+++ PROVIDED DATA
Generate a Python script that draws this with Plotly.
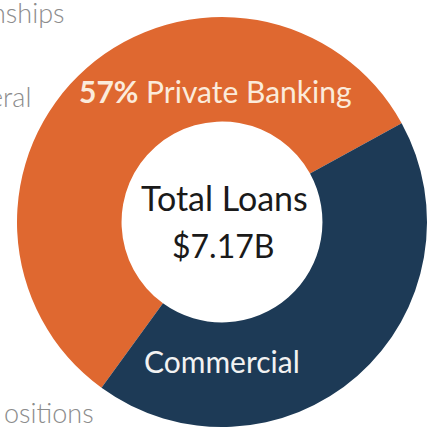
import plotly.graph_objects as go

# Loan book split (share of total, %)
segments = ["Private Banking", "Commercial"]
shares = [57, 43]
colors = ["#DF6830", "#1D3A56"]
total_label = "$7.17B"

W, H = 427, 436


def px(x):
    return x / W


def py(y):
    return 1 - y / H


fig = go.Figure(
    go.Pie(
        labels=segments,
        values=shares,
        hole=0.49,
        sort=False,
        direction="clockwise",
        rotation=216,
        marker=dict(colors=colors, line=dict(width=0)),
        textinfo="none",
        hoverinfo="label+percent",
        showlegend=False,
        domain=dict(x=[17 / W, 1.0], y=[9 / H, 419 / H]),
    )
)

font_family = "Lato, 'Open Sans', sans-serif"
annotations = [
    dict(
        text=f"<b>{shares[0]}%</b> {segments[0]}",
        x=px(215), y=py(91),
        font=dict(family=font_family, size=30, color="#FBEBDB"),
    ),
    dict(
        text="Total Loans",
        x=px(224), y=py(197),
        font=dict(family=font_family, size=34, color="#1A1A1A"),
    ),
    dict(
        text=total_label,
        x=px(223), y=py(246),
        font=dict(family=font_family, size=32, color="#1A1A1A"),
    ),
    dict(
        text=segments[1],
        x=px(222), y=py(361),
        font=dict(family=font_family, size=30, color="#F2F2F2"),
    ),
]

# Neighbouring slide text, cut off at the left edge
side_text = [("nships", 67, 12), ("eral", 33, 97), ("ositions", 96, 412)]
for txt, right, mid in side_text:
    annotations.append(
        dict(
            text=txt,
            x=px(right), y=py(mid),
            xanchor="right",
            font=dict(family=font_family, size=27, color="#8C8C8C", weight=300),
        )
    )

for a in annotations:
    a.setdefault("xanchor", "center")
    a.update(xref="paper", yref="paper", yanchor="middle", showarrow=False)

fig.update_layout(
    width=W,
    height=H,
    margin=dict(l=0, r=0, t=0, b=0),
    paper_bgcolor="white",
    plot_bgcolor="white",
    annotations=annotations,
)

fig.write_html("out.html")
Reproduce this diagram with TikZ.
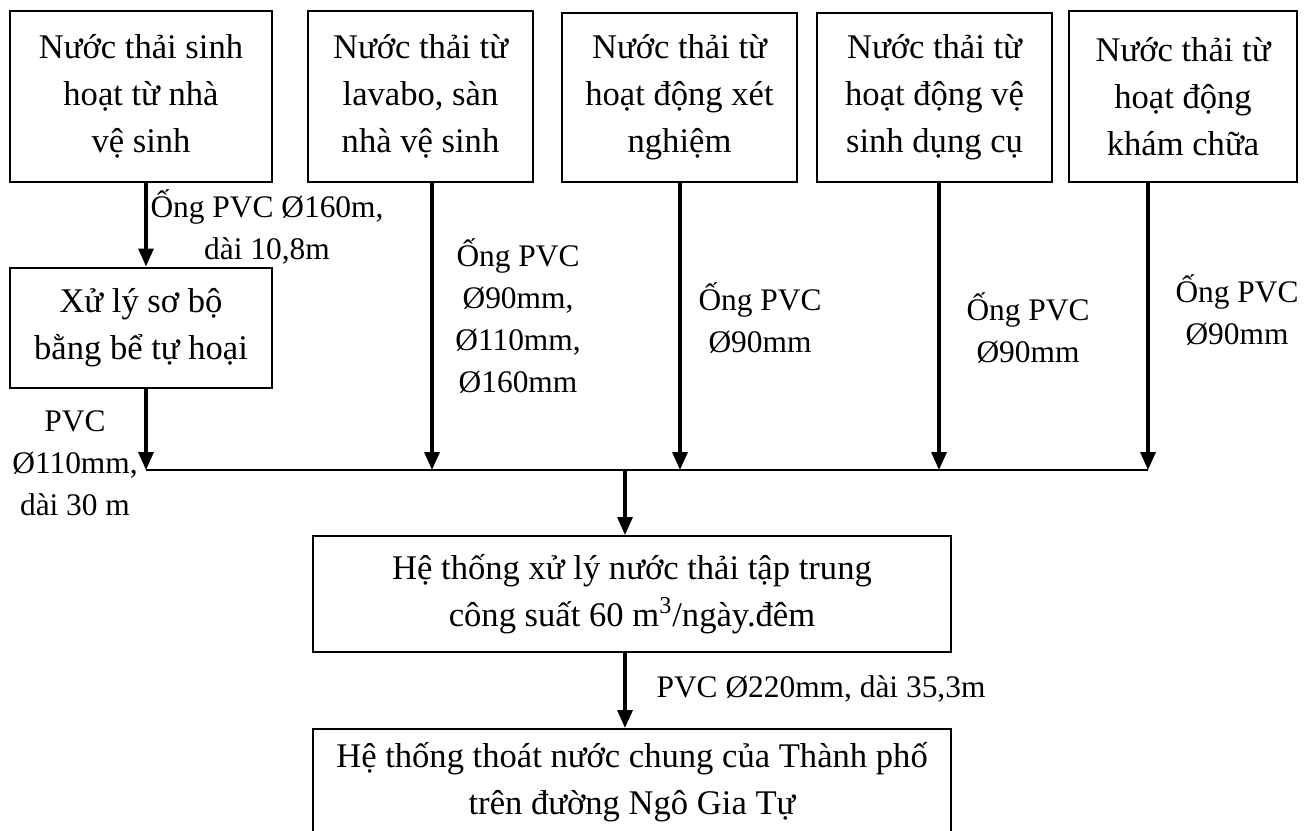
\documentclass[tikz,border=0pt]{standalone}
\usepackage{fontspec}
\setmainfont{Liberation Serif}
\usetikzlibrary{arrows.meta}

\begin{document}
\begin{tikzpicture}[x=0.5pt, y=-0.5pt,
        box/.style = {draw, rectangle, line width=1pt, align=center, inner sep=0pt, font=\fontsize{17.3}{23.5}\selectfont},
        lbl/.style = {align=center, inner sep=0pt, font=\fontsize{15.7}{21}\selectfont},
        arr/.style = {-{Triangle[length=9pt, width=7.5pt]}, line width=1.6pt}]
        \useasboundingbox (0, 0) rectangle (1304, 830);
        % nguon thai
        \node[box, minimum width=131pt, minimum height=85.5pt] (sh) at (141, 96) {Nước thải sinh\\hoạt từ nhà\\vệ sinh};
        \node[box, minimum width=112.5pt, minimum height=85.5pt] (ld) at (420.5, 96) {Nước thải từ\\lavabo, sàn\\nhà vệ sinh};
        \node[box, minimum width=117.5pt, minimum height=84.5pt] (xn) at (679.5, 97.5) {Nước thải từ\\hoạt động xét\\nghiệm};
        \node[box, minimum width=117.5pt, minimum height=84.5pt] (dc) at (934.5, 97.5) {Nước thải từ\\hoạt động vệ\\sinh dụng cụ};
        \node[box, minimum width=114pt, minimum height=85.5pt] (kc) at (1183, 96.5) {Nước thải từ\\hoạt động\\khám chữa};
        \node[box, minimum width=131pt, minimum height=60pt] (th) at (141, 327.5) {Xử lý sơ bộ\\bằng bể tự hoại};
        \node[box, minimum width=319pt, minimum height=58pt] (tt) at (632, 594) {Hệ thống xử lý nước thải tập trung\\công suất 60 m\textsuperscript{3}/ngày.đêm};
        \node[box, minimum width=319pt, minimum height=53pt] (tn) at (632, 782) {Hệ thống thoát nước chung của Thành phố\\trên đường Ngô Gia Tự};
        % diem noi tren ong gom
        \coordinate (j1) at (146, 470);
        \coordinate (j2) at (432, 470);
        \coordinate (j3) at (680, 470);
        \coordinate (j4) at (939, 470);
        \coordinate (j5) at (1148, 470);
        \coordinate (jm) at (625, 470);
        % duong ong
        \draw[arr] (sh.south -| j1) -- (th.north -| j1);
        \draw[arr] (th.south -| j1) -- (j1);
        \draw[arr] (ld.south -| j2) -- (j2);
        \draw[arr] (xn.south -| j3) -- (j3);
        \draw[arr] (dc.south -| j4) -- (j4);
        \draw[arr] (kc.south -| j5) -- (j5);
        \draw[line width=0.75pt] (j1) -- (j5);
        \draw[arr] (jm) -- (tt.north -| jm);
        \draw[arr] (tt.south -| jm) -- (tn.north -| jm);
        % nhan ong
        \node[lbl] (o1) at (267, 227) {Ống PVC Ø160m,\\dài 10,8m};
        \node[lbl] (o0) at (75, 463) {PVC\\Ø110mm,\\dài 30 m};
        \node[lbl] (o2) at (518, 316) {Ống PVC\\Ø90mm,\\Ø110mm,\\Ø160mm};
        \node[lbl] (o3) at (760, 318) {Ống PVC\\Ø90mm};
        \node[lbl] (o4) at (1028, 328) {Ống PVC\\Ø90mm};
        \node[lbl] (o5) at (1237, 310) {Ống PVC\\Ø90mm};
        \node[lbl] (o6) at (821, 689) {PVC Ø220mm, dài 35,3m};
    \end{tikzpicture}
\end{document}
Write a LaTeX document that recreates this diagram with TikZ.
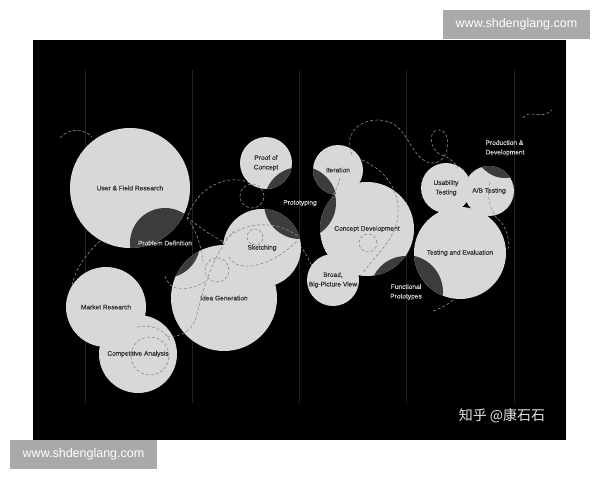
\documentclass[tikz,border=0pt]{standalone}
\usepackage{fontspec}
\setmainfont{Liberation Sans}
\newfontfamily\labelfont{Liberation Sans}[FakeBold=0.35]
\newfontfamily\cjk{Noto Sans CJK SC}
\usepackage{tikz}
\definecolor{bubblegray}{HTML}{D8D8D8}
\definecolor{lensgray}{HTML}{3C3C3C}
\definecolor{inkgray}{HTML}{333333}
\definecolor{palegray}{HTML}{D0D0D0}
\definecolor{trailgray}{HTML}{8C8C8C}
\definecolor{railgray}{HTML}{222222}
\definecolor{markgray}{HTML}{A9A9A9}
\tikzstyle{bubble} = [circle, fill=bubblegray, inner sep=0pt, text=inkgray, align=center, font=\labelfont\fontsize{6.6}{9.5}\selectfont]
\tikzstyle{hidden} = [text=palegray, align=center, font=\labelfont\fontsize{6.6}{9.5}\selectfont]
\tikzstyle{lens} = [fill=lensgray]
\tikzstyle{trail} = [draw=trailgray, line width=0.6pt, dash pattern=on 3pt off 2pt]
\tikzstyle{rail} = [draw=railgray, line width=0.4pt]
\tikzstyle{stamp} = [fill=markgray, text=white, font=\fontsize{12.5}{14}\selectfont, minimum width=147pt, minimum height=29pt, inner sep=0pt]

\begin{document}
\begin{tikzpicture}[x=1pt, y=-1pt]
\fill[white] (0,0) rectangle (600,480);
\useasboundingbox (0,0) rectangle (600,480);
\fill[black] (33,40) rectangle (566,440);

% Rails
\foreach \x in {85,192,299,406,514}
  \draw[rail] (\x,70) -- (\x,403);

% Dark circle centres
\coordinate (pdc) at (165,243);
\coordinate (protoc) at (300,203);
\coordinate (funcc) at (406,292);
\coordinate (prodc) at (505,148);

% Bubbles
\node (user) [bubble, minimum size=120pt, path picture={\fill[lens] (pdc) circle[radius=35pt];}] at (130,188) {User \& Field Research};
\node (market) [bubble, minimum size=80pt] at (106,307) {Market Research};
\node (compet) [bubble, minimum size=78pt] at (138,354) {Competitive Analysis};
\node (idea) [bubble, minimum size=106pt, path picture={\fill[lens] (pdc) circle[radius=35pt];}] at (224,298) {Idea Generation};
\node (sketch) [bubble, minimum size=78pt, path picture={\fill[lens] (protoc) circle[radius=36pt];}] at (262,248) {Sketching};
\node (proof) [bubble, minimum size=52pt, path picture={\fill[lens] (protoc) circle[radius=36pt];}] at (266,163) {Proof of\\Concept};
\node (iter) [bubble, minimum size=50pt, path picture={\fill[lens] (protoc) circle[radius=37pt];}] at (338,170) {Iteration};
\node (concept) [bubble, minimum size=94pt, path picture={\fill[lens] (protoc) circle[radius=36pt] (funcc) circle[radius=36pt];}] at (367,229) {Concept Development};
\node (broad) [bubble, minimum size=52pt] at (333,280) {Broad,\\Big-Picture View};
\node (usab) [bubble, minimum size=50pt] at (446,188) {Usability\\Testing};
\node (abtest) [bubble, minimum size=50pt, path picture={\fill[lens] (prodc) circle[radius=30pt];}] at (489,191) {A/B Testing};
\node (testeval) [bubble, minimum size=92pt, path picture={\fill[lens] (funcc) circle[radius=37pt];}] at (460,253) {Testing and Evaluation};

% Dark circles
\node (probdef) [hidden] at (pdc) {Problem Definition};
\node (proto) [hidden] at (protoc) {Prototyping};
\node (func) [hidden] at (funcc) {Functional\\Prototypes};
\node (prod) [hidden, align=left] at (prodc) {Production \&\\Development};

% Trails
\draw[trail] (60,138) .. controls (68,128) and (84,128) .. (92,137);
\draw[trail] (100,241) .. controls (86,254) and (76,268) .. (72,285);
\draw[trail] (187,220) .. controls (195,186) and (230,172) .. (252,184);
\draw[trail] (252,196) circle[radius=12pt];
\draw[trail] (187,217) .. controls (200,228) and (212,236) .. (224,242);
\draw[trail] (190,222) .. controls (198,235) and (202,250) .. (203,262);
\draw[trail] (222,243) .. controls (240,222) and (275,218) .. (299,237);
\draw[trail] (255,237) circle[radius=8pt];
\draw[trail] (229,257) .. controls (236,272) and (268,270) .. (298,240);
\draw[trail] (217,270) circle[radius=12pt];
\draw[trail] (165,276) .. controls (170,292) and (186,292) .. (205,282);
\draw[trail] (234,231) .. controls (210,258) and (202,295) .. (196,318) .. controls (191,333) and (178,338) .. (165,336);
\draw[trail] (150,356) circle[radius=19pt];
\draw[trail] (137,327) .. controls (150,324) and (165,329) .. (170,341);
\draw[trail] (300,245) .. controls (305,252) and (308,258) .. (312,266);
\draw[trail] (352,155) .. controls (340,125) and (375,112) .. (395,125) .. controls (410,135) and (415,165) .. (435,163) .. controls (450,160) and (452,132) .. (440,130) .. controls (428,128) and (428,150) .. (442,155) .. controls (450,158) and (455,163) .. (458,168);
\draw[trail] (362,160) .. controls (385,170) and (400,190) .. (398,215) .. controls (396,240) and (375,255) .. (363,273);
\draw[trail] (340,178) .. controls (338,186) and (335,192) .. (332,198);
\draw[trail] (368,243) circle[radius=9pt];
\draw[trail] (523,118) .. controls (530,108) and (540,121) .. (552,110);
\draw[trail] (490,182) .. controls (486,195) and (490,210) .. (498,220);
\draw[trail] (498,219) .. controls (506,226) and (510,238) .. (508,250);
\draw[trail] (433,311) .. controls (442,308) and (450,303) .. (456,298);

% Marks
\node (stamptop) [stamp] at (516.5,24.5) {www.shdenglang.com};
\node (stampbot) [stamp] at (83.5,454.5) {www.shdenglang.com};
\node (zhihu) [text=white!90!black, font=\cjk\fontsize{14}{16}\selectfont] at (502,416) {知乎 @康石石};
\end{tikzpicture}
\end{document}
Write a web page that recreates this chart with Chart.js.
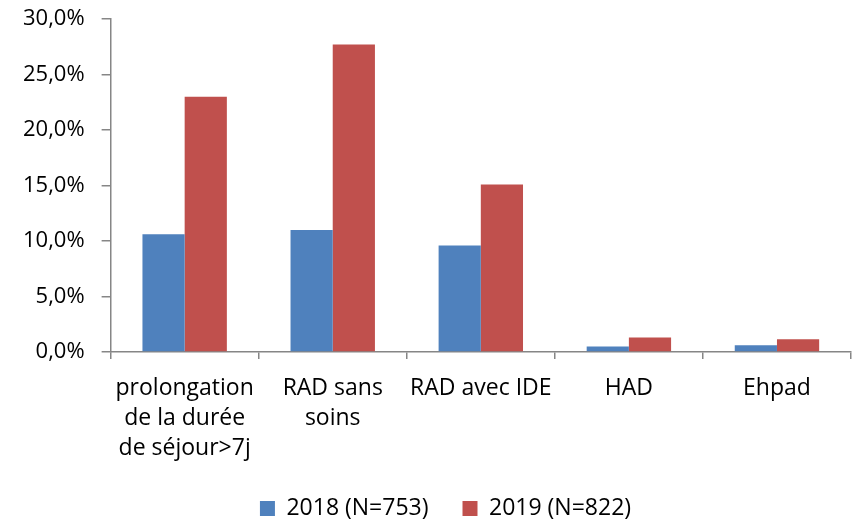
++++++
### TO BE DONE
Scan the material above for the word "with". Copy each line where it occurs.

### REPLY
Generate a Python script that draws this with Plotly.
Reproduce this diagram with TikZ.
Write a LaTeX document that recreates this diagram with TikZ.
Write a web page that recreates this chart with Chart.js.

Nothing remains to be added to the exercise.